I Dream of Dynamically Generated Cities
June 26, 2011Imagine for a minute you started a game and the first dialog came up asking you to pick a city size and type. You picked 50,000 and large metro area. After a short time (seconds maybe) your avatar appears on a city street surrounded by large buildings as far as you can see. You pick a nice one and look in the window and see a nice lobby space. You go in and spot an elevator in the back, take it up to the 39th floor, walk down the hall and through a door. You look out the window at the large city below. Down the street you spot a little building that might be a bar. You go back down the way you came, exit the building and walk down to the bar. Inside is, well, a bar looking space. After wandering around the city in like fashion for a while you return to the first building and return to that same room on the 39th.
Now what have I described? A city with 50,000 enterable buildings that a few minutes before did not exist. Each building is unique and has a complete internal layout that persists. Impossible you say? Today it might be. But not for long.
Procedural generation of buildings is nothing new, City Engine has been around for a while and can make some lovely cities using a shape grammar the founders originated. However it currently only supports offline generation of buildings and does not do interiors. Apparently they are working on a more dynamic approach, but likely my above scenario is not exactly around the corner.
How could such a thing work? I would imagine the choices you make in the original dialog would generate the basic geometry and some seed information for each building and street, and do the basic layout of the city. As you wander around the game would generate interior layouts and content from the seed as needed to provide the illusion of reality. Since the interior is generated from the seed information a later return would build the exact same interior so it would appear to be there all along. Given the original seed information, another user elsewhere would also see the identical city and interiors.
Naturally by itself this isn't much of a game, but a nice place to put one.
The hardware requirements to back this up are likely pretty steep, but cores are doubling almost every year, GPU's are powerful enough to heat your home, and the possibilities of such a dynamic world are looking more and more likely.

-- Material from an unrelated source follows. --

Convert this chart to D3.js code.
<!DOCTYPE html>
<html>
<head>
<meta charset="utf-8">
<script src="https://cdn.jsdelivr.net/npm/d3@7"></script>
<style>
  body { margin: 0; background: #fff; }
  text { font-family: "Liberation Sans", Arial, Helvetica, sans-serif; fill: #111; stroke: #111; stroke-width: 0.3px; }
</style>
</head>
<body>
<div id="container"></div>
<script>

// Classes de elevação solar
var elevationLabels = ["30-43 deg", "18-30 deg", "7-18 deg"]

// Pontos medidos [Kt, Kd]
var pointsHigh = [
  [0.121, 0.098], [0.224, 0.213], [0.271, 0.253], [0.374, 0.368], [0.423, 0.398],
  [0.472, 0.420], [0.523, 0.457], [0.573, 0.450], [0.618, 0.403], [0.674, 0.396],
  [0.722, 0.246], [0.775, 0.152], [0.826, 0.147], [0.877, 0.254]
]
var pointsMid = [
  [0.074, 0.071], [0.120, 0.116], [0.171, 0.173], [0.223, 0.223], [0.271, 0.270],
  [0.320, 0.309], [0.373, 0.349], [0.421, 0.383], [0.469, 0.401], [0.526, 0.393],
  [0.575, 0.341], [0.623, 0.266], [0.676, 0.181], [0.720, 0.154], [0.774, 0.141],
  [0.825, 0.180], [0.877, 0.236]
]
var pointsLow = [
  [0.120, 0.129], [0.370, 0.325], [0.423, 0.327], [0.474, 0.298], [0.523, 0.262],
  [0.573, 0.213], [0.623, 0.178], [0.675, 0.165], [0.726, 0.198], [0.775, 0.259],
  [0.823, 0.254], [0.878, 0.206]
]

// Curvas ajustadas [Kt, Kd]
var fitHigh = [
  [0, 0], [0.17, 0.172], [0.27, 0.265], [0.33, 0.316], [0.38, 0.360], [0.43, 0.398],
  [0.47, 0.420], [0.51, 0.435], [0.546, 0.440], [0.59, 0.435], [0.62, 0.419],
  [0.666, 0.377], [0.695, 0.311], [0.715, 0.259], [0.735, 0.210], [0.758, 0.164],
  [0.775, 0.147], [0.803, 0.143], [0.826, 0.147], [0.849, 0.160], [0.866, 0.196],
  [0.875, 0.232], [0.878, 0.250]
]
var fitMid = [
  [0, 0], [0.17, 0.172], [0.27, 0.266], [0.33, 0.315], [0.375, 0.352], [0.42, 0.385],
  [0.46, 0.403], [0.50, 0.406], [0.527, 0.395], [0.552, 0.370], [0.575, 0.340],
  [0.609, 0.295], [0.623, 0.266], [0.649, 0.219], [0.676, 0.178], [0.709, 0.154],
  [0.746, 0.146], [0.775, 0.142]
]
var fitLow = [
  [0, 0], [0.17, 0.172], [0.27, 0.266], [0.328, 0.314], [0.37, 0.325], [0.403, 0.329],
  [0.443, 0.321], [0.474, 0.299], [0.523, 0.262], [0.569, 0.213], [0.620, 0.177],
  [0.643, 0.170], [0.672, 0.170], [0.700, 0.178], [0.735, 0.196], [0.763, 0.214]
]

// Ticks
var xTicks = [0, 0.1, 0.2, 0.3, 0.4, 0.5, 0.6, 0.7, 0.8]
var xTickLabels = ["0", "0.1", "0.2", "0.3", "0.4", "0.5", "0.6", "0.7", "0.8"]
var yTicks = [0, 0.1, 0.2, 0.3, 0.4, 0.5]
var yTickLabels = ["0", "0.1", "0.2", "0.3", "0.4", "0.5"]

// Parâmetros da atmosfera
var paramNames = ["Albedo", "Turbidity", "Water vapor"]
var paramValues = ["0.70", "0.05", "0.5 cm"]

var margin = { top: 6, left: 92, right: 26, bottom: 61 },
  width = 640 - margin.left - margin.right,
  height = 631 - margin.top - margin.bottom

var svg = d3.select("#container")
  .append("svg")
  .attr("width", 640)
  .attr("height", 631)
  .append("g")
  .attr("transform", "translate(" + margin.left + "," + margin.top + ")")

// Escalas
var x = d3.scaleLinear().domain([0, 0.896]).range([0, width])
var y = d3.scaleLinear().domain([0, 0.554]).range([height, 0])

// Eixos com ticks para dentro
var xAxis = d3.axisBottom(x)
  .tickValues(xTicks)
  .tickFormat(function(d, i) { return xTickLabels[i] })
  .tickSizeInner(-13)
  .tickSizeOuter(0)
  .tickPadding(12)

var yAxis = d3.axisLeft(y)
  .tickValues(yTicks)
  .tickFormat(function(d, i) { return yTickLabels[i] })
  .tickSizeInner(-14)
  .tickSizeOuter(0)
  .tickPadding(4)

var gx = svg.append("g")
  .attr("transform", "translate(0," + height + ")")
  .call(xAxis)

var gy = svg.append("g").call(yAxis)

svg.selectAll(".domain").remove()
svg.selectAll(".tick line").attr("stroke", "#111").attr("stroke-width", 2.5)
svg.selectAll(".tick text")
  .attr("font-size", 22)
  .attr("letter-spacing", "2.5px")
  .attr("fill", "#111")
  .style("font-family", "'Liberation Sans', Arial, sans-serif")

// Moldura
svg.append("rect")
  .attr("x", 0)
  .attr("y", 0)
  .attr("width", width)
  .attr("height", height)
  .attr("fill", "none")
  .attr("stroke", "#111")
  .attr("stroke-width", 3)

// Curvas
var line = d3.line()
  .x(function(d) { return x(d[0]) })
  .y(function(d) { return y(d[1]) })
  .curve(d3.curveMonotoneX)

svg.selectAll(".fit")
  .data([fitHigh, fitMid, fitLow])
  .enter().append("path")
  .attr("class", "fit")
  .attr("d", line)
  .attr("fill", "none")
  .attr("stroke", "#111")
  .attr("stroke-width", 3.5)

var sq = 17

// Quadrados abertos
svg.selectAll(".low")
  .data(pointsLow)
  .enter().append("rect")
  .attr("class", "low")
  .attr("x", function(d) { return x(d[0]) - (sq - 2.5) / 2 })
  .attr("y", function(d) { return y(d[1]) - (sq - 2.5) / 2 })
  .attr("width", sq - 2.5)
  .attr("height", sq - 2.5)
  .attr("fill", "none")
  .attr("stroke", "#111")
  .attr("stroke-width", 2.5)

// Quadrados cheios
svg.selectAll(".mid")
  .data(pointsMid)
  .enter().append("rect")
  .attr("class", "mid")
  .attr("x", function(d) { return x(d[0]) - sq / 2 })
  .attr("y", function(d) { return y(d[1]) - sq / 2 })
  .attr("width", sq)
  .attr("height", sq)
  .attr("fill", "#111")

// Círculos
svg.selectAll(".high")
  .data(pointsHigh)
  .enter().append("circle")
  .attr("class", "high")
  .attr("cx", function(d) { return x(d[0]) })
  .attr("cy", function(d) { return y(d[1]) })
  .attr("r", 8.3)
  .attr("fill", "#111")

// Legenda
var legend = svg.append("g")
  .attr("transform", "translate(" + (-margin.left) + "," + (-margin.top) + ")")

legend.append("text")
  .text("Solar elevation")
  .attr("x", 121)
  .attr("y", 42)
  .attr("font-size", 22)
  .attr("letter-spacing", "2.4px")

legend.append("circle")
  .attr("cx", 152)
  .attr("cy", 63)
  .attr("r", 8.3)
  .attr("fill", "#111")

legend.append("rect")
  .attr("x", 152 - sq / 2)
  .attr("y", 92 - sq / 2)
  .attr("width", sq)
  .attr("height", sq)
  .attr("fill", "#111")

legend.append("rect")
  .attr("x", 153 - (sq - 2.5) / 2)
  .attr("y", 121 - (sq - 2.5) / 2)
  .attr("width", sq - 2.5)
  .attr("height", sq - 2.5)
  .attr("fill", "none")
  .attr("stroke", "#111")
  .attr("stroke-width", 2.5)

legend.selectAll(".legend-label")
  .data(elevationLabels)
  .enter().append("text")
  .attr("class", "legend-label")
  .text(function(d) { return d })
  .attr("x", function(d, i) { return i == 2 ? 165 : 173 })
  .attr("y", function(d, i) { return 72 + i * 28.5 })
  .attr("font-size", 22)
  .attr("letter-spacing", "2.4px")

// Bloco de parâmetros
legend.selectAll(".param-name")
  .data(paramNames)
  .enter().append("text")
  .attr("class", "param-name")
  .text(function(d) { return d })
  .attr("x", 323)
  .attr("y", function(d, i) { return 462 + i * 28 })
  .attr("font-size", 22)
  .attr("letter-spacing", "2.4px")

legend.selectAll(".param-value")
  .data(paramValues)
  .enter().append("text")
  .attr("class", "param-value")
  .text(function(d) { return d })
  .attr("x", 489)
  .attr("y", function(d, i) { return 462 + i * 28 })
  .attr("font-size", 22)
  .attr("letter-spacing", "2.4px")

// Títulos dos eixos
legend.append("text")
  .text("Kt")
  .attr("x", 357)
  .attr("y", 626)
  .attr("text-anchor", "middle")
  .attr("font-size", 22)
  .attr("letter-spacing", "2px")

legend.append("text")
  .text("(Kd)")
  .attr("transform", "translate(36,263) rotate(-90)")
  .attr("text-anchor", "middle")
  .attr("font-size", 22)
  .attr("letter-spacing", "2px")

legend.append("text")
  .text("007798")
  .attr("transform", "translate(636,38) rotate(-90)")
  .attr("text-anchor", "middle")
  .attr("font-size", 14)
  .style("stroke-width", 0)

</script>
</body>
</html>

Now many games require destruction and that's where things get sticky. Unlike "static" geometry that only depends on the user's ability to see, any change of the city based on a user's actions, like blowing things up, is a lot more complicated to manage. In order to keep identical views across the internet you would have to ship a lot of detail about the destruction and ensure that each user was in the same world. That's the hard part.
I bet people would love to have a game where they can create any kind of city, then blow it up with whatever weapons they are given. Assuming you could play with others (maybe some of whom try to stop you) and endless fun awaits.
The developers of Grand Theft Auto hired a ton of artists to build the exteriors of all the buildings. Imagine being able to generate a fictional city on the fly based on whatever type you might be interested in today. Of course it doesn't have to be a New York City clone, assuming the rules are there (and any needed assets) anything might be possible from a tiny village to a futuristic metropolis. Games such as the one I work on which has 600 hand modeled towns might have tens of thousands if necessary.
Of course generating anything with procedures, algorithms and random magic is hard to write and even harder to test (how do you test code which could do almost anything). This type of thing really needs a lot of coordinated multiple threads to keep the illusion going fast enough to make the player think everything is already there. Plus you have to think of how to keep the human touch consistent as well which is probably even harder to manage.
You would need to keep real assets to a minimum to avoid too much duplication. Ideally textures and materials would be part of the generative process most likely as shaders. Windows, doors and other details could also be generated but might be supplemented with artist created content but with too much of this you start to limit both the uniqueness and the ease of creation. Finding a balance is yet another challenge.
This is one of those things I dream about, but most likely will never have the resources or time to do, but it would be fun. Even if it wasn't a game, it might be nice to generate a great vacation spot and then visit it. Maybe on your lunch hour!